Error Handling

General Error Handling

Any “operational” error will return either HTTP status code 200 (for success) or 422 (for failure). Any response with these HTTP status codes should be parsable in the standard response format:

For Success (HTTP 200)

{  
    "messages": [],  
    "success": true,  
    "value": { .. response payload.. }  
}

For Failure (HTTP 422)

{  
    "code": "ERROR_CODE",  
    "messages": [  
"Friendly display message.",  
"Friendly display message 2.",  
	“...”  
    ],  
    "success": false  
}

Other Errors

Any other HTTP status code you receive will indicate a non-operational error and you shouldn't attempt to parse the response as JSON. These HTTP status codes will have the traditional meaning but some of the notable ones:

HTTP Status Code

Meaning

400

Corrupted message format.

This will only occur if the server can’t parse / interpret the request.
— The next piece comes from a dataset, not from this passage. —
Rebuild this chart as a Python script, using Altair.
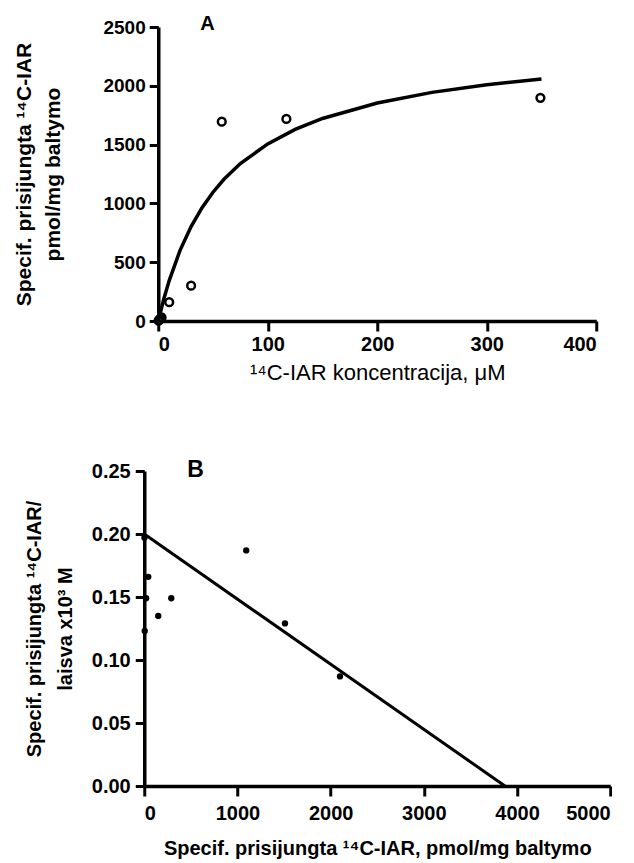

If the request is parsable (i.e. valid JSON) but a logical validation failure occurs - these failures are returned in the standard format with a 422 response code.

401

Invalid authorization header.

The key supplied in the authorization header is missing or invalid.

403

Insufficient access.

Your API key doesn't has sufficient access to make the request.

404

Invalid route.

This will only occur if the route you are requesting does not exist. In the event the route exists but the target record is missing / not found - that will be returned in the standard format with a 422 response code.

500

Unhandled server error.

This will only occur if an unhandled server error occurs. Any other internal exception that is caught will be returned in the standard format with a 422 response code.